A previous US president, Barack Obama, loved a quote from Martin Luther King Jr so much that he had it woven into a rug at the Oval Office: “The arc of the moral universe is long, but it bends toward justice.” There is a danger, however, that such quotes, while making us feel warm and fuzzy, can also lead to complacency by implying that good will inevitably prevail.

What’s less well known is that King was paraphrasing 19th-century abolitionist minister Theodore Parker - whose longer version betrayed that he was not entirely convinced the moral universe was headed in the right direction. He concluded that only through his actions, and those of others like him, would anything change.

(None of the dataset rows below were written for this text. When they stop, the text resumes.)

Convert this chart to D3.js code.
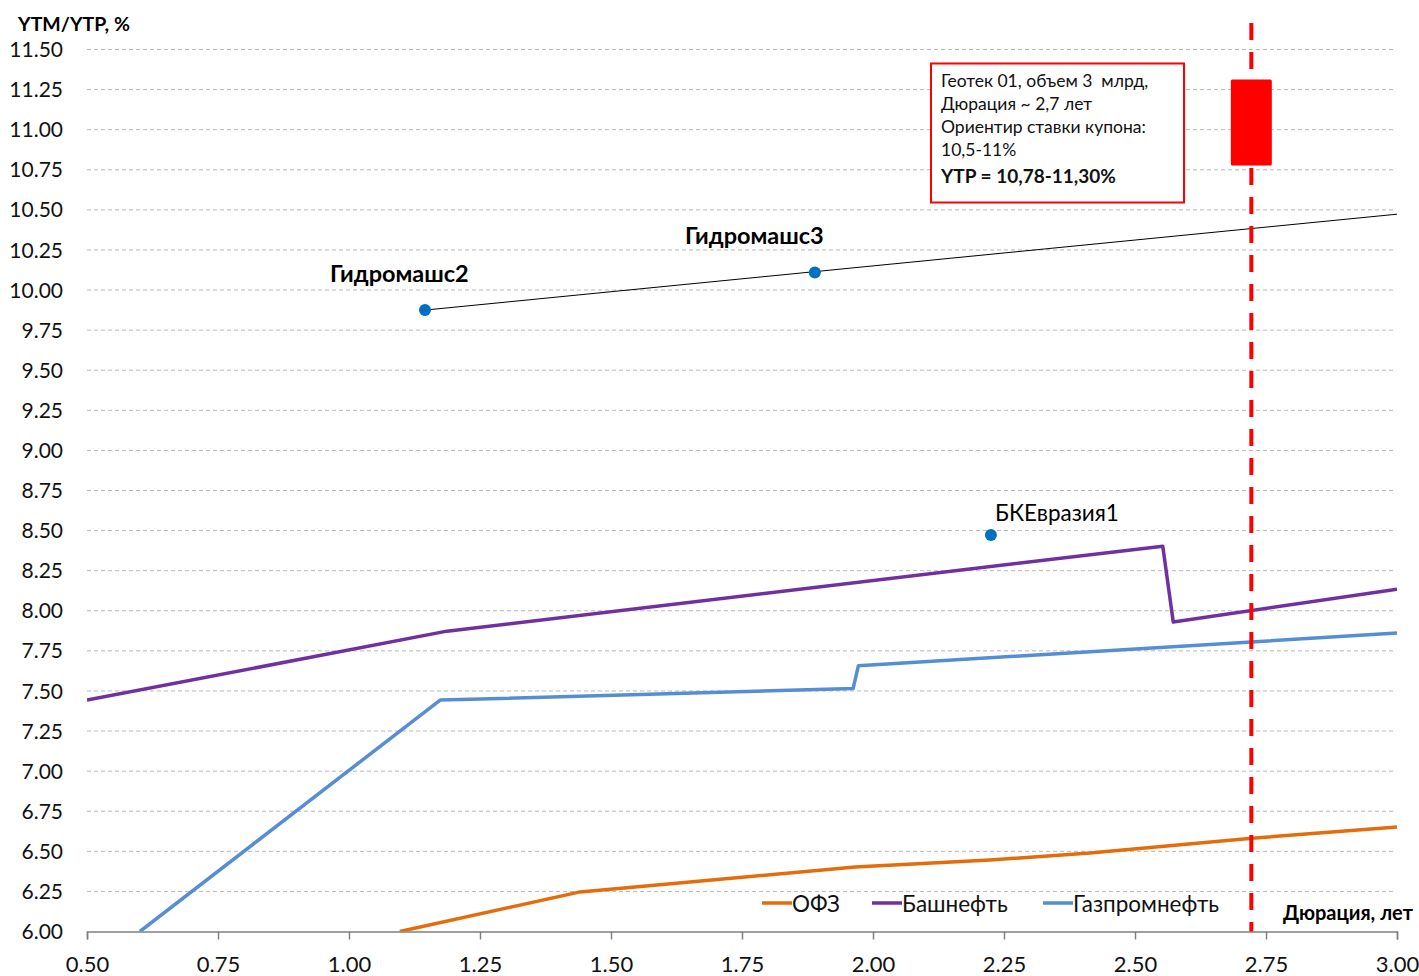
<!DOCTYPE html>
<html><head><meta charset="utf-8">
<script src="https://cdn.jsdelivr.net/npm/d3@7"></script>
<style>
body{margin:0;background:#fff;}
text{font-family:Lato,"Open Sans",sans-serif;white-space:pre;}
</style></head><body>
<svg id="c" width="1419" height="976"></svg>
<script>
const xTicks = [0.50,0.75,1.00,1.25,1.50,1.75,2.00,2.25,2.50,2.75,3.00];
const yTicks = [6.00,6.25,6.50,6.75,7.00,7.25,7.50,7.75,8.00,8.25,8.50,8.75,9.00,9.25,9.50,9.75,10.00,10.25,10.50,10.75,11.00,11.25,11.50];
const ofz = [[1.097,6.0],[1.441,6.247],[1.966,6.402],[2.223,6.446],[2.414,6.489],[2.723,6.582],[3.0,6.651]];
const bashneft = [[0.5,7.443],[1.187,7.873],[2.553,8.403],[2.573,7.93],[3.0,8.135]];
const gazpromneft = [[0.601,6.0],[1.174,7.443],[1.962,7.515],[1.972,7.657],[3.0,7.861]];
const bonds = [{name:"Гидромашс2",x:1.145,y:9.875},{name:"Гидромашс3",x:1.889,y:10.11},{name:"БКЕвразия1",x:2.225,y:8.472}];
const trend = [[1.145,9.875],[3.0,10.473]];
const geotek = {x:2.722,low:10.78,high:11.30};
const seriesNames = ["ОФЗ","Башнефть","Газпромнефть"];
const seriesColors = ["#E46C0A","#7030A0","#558ED5"];
const noteLines = ["Геотек 01, объем 3  млрд,","Дюрация ~ 2,7 лет","Ориентир ставки купона:","10,5-11%"];
const noteBold = "YTP = 10,78-11,30%";

const svg = d3.select("#c");
const x = d3.scaleLinear().domain([0.5,3.0]).range([87,1397]);
const y = d3.scaleLinear().domain([6.0,11.5]).range([931.5,49.5]);

// grid
svg.append("g").selectAll("line").data(yTicks.slice(1)).join("line")
  .attr("x1",x(0.5)).attr("x2",1393).attr("y1",d=>y(d)).attr("y2",d=>y(d))
  .attr("stroke","#b8b8b8").attr("stroke-width",1).attr("stroke-dasharray","4,3");

// y labels
svg.append("g").selectAll("text").data(yTicks).join("text")
  .attr("x",63).attr("y",d=>y(d)).attr("dy","0.36em").attr("text-anchor","end")
  .attr("font-size",21).attr("fill","#111").text(d=>d.toFixed(2));

// x axis
const xa = svg.append("g").attr("transform",`translate(0,${y(6)})`)
  .call(d3.axisBottom(x).tickValues(xTicks).tickSize(8).tickFormat(d=>d.toFixed(2)).tickPadding(17));
xa.select(".domain").attr("stroke","#808080").attr("stroke-width",1.5);
xa.selectAll(".tick line").attr("stroke","#808080").attr("stroke-width",1.5);
xa.selectAll(".tick text").attr("font-size",22).attr("fill","#111").attr("font-family","Lato,'Open Sans',sans-serif");

// clip
svg.append("clipPath").attr("id","pc").append("rect").attr("x",x(0.5)).attr("y",0).attr("width",x(3)-x(0.5)).attr("height",y(6));

const line = d3.line().x(d=>x(d[0])).y(d=>y(d[1]));
const g = svg.append("g").attr("clip-path","url(#pc)");
[ofz,bashneft,gazpromneft].forEach((s,i)=>{
  g.append("path").attr("d",line(s)).attr("fill","none").attr("stroke",seriesColors[i])
   .attr("stroke-width",3.5).attr("stroke-linejoin","round");
});

// trend
svg.append("path").attr("d",line(trend)).attr("stroke","#000").attr("stroke-width",1).attr("fill","none");

// points
svg.append("g").selectAll("circle").data(bonds).join("circle")
  .attr("cx",d=>x(d.x)).attr("cy",d=>y(d.y)).attr("r",6).attr("fill","#0070C0");
svg.append("text").attr("x",330).attr("y",282).attr("font-size",23.5).attr("font-weight","bold").text(bonds[0].name);
svg.append("text").attr("x",685).attr("y",244).attr("font-size",23.5).attr("font-weight","bold").text(bonds[1].name);
svg.append("text").attr("x",995).attr("y",521).attr("font-size",22.5).text(bonds[2].name);

// red dashed line
svg.append("line").attr("x1",x(geotek.x)).attr("x2",x(geotek.x)).attr("y1",23).attr("y2",y(6))
  .attr("stroke","#FF0000").attr("stroke-width",4).attr("stroke-dasharray","17,12");
// red bar
svg.append("rect").attr("x",x(geotek.x)-20.5).attr("width",41).attr("y",y(geotek.high)-2).attr("height",y(geotek.low)-y(geotek.high)+2.5)
  .attr("fill","#FF0000").attr("rx",1.5);

// note box
svg.append("rect").attr("x",931).attr("y",63.5).attr("width",253).attr("height",139)
  .attr("fill","#fff").attr("stroke","#FF0000").attr("stroke-width",2);
const nb = [87,110,133,156];
noteLines.forEach((t,i)=>svg.append("text").attr("x",941).attr("y",nb[i]).attr("font-size",17.5).attr("fill","#111").text(t));
svg.append("text").attr("x",941).attr("y",183).attr("font-size",19).attr("font-weight","bold").attr("fill","#111").text(noteBold);

// legend
const lx = [762,872,1043];
seriesNames.forEach((n,i)=>{
  svg.append("line").attr("x1",lx[i]).attr("x2",lx[i]+30).attr("y1",903).attr("y2",903).attr("stroke",seriesColors[i]).attr("stroke-width",3.5);
  svg.append("text").attr("x",lx[i]+30).attr("y",912).attr("font-size",22.5).attr("fill","#111").text(n);
});

// axis titles
svg.append("text").attr("x",18).attr("y",31).attr("font-size",19.5).attr("font-weight","bold").text("YTM/YTP, %");
svg.append("text").attr("x",1413).attr("y",920).attr("text-anchor","end").attr("font-size",20).attr("font-weight","bold").text("Дюрация, лет");
</script></body></html>
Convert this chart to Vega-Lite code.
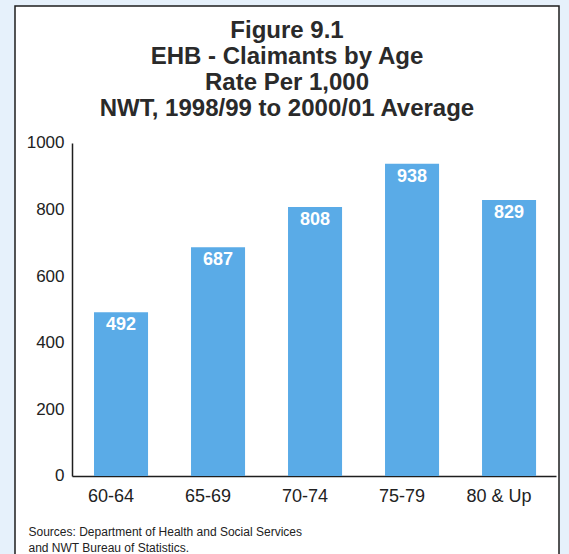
{
  "$schema": "https://vega.github.io/schema/vega-lite/v6.json",
  "width": 544,
  "height": 552,
  "autosize": {"type": "none"},
  "padding": {"left": 15, "top": 6, "right": 10, "bottom": 0},
  "background": "#e6f1fb",
  "config": {
    "view": {"fill": "white", "stroke": "#1e1e1e", "strokeWidth": 1.5},
    "font": "Liberation Sans"
  },
  "title": {
    "text": ["Figure 9.1", "EHB - Claimants by Age", "Rate Per 1,000", "NWT, 1998/99 to 2000/01 Average"],
    "fontSize": 24,
    "fontWeight": "bold",
    "font": "Liberation Sans",
    "color": "#2a2a2a",
    "lineHeight": 26,
    "anchor": "middle",
    "frame": "group",
    "offset": -115
  },
  "data": {
    "values": [
      {"age": "60-64", "rate": 492},
      {"age": "65-69", "rate": 687},
      {"age": "70-74", "rate": 808},
      {"age": "75-79", "rate": 938},
      {"age": "80 & Up", "rate": 829}
    ]
  },
  "encoding": {
    "x": {
      "field": "age",
      "type": "nominal",
      "sort": null,
      "scale": {"paddingInner": 0.443, "paddingOuter": 0.5255, "align": 0.775},
      "axis": {
        "orient": "bottom",
        "offset": -82,
        "labelAngle": 0,
        "labelFontSize": 18,
        "labelColor": "#222",
        "labelPadding": 11,
        "labelOffset": -10,
        "ticks": false,
        "tickSize": 0,
        "domainColor": "#1e1e1e",
        "domainWidth": 1.5,
        "domainDash": [0, 57, 484, 2000],
        "title": ["Sources: Department of Health and Social Services", "and NWT Bureau of Statistics."],
        "titleFontSize": 12,
        "titleFontWeight": "normal",
        "titleColor": "#222",
        "titleAlign": "left",
        "titleAnchor": "start",
        "titleBaseline": "alphabetic",
        "titleLineHeight": 16.5,
        "titleX": 13,
        "titleY": 59
      }
    },
    "y": {
      "field": "rate",
      "type": "quantitative",
      "scale": {"domain": [-246.3, 1411.4], "nice": false, "zero": false},
      "axis": {
        "orient": "left",
        "offset": -57,
        "values": [0, 200, 400, 600, 800, 1000],
        "format": "d",
        "labelFontSize": 17,
        "labelColor": "#222",
        "labelPadding": 8,
        "ticks": false,
        "tickSize": 0,
        "grid": false,
        "domainColor": "#1e1e1e",
        "domainWidth": 1.5,
        "domainDash": [0, 82, 333, 2000],
        "title": null
      }
    }
  },
  "layer": [
    {
      "mark": {"type": "bar", "color": "#5aabe7"},
      "encoding": {"y2": {"datum": 0}}
    },
    {
      "mark": {
        "type": "text",
        "color": "white",
        "fontSize": 18,
        "fontWeight": "bold",
        "baseline": "alphabetic",
        "dy": 18
      },
      "encoding": {"text": {"field": "rate", "type": "quantitative"}}
    }
  ]
}
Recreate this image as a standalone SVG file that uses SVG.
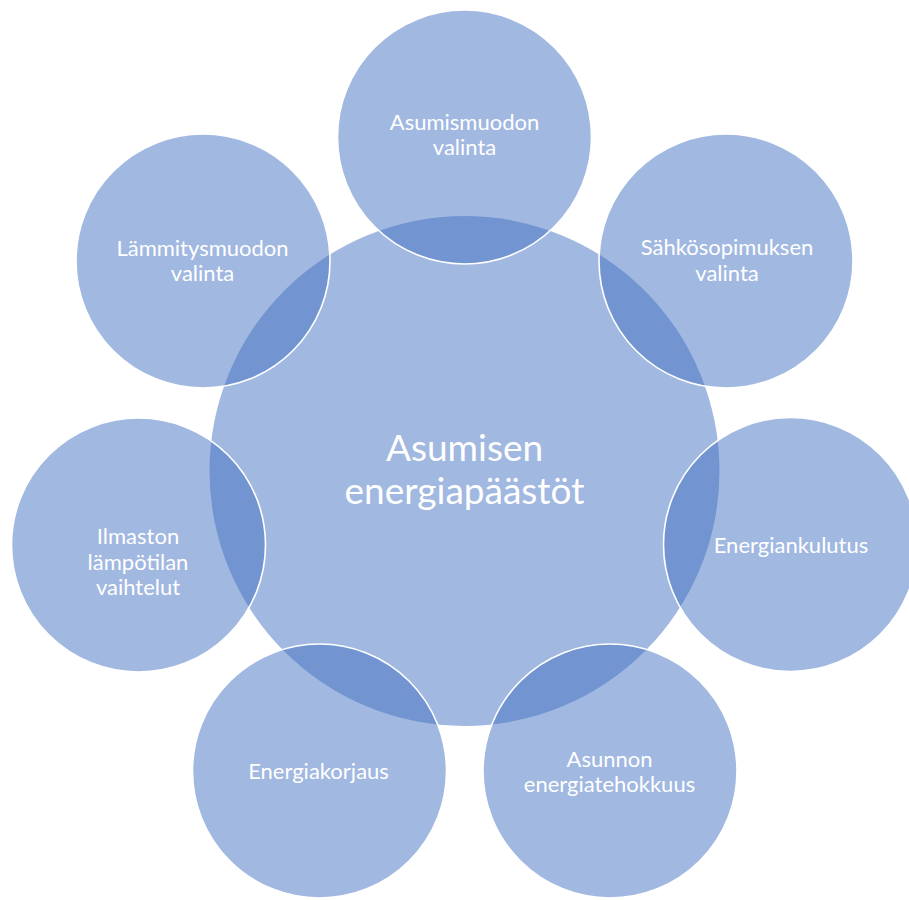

Similarly, it’s all well and good for schools to pin up inspirational quotes in classrooms and corridors, but that’s not enough: values also have to be exemplified, discussed, lived and fought for. Even though Trump is on his way out of the White House, Trumpian values haven’t gone away. But schools and other places of learning - by promoting empathy, kindness and a determination not to accept injustice - can go a long way to dimming their power.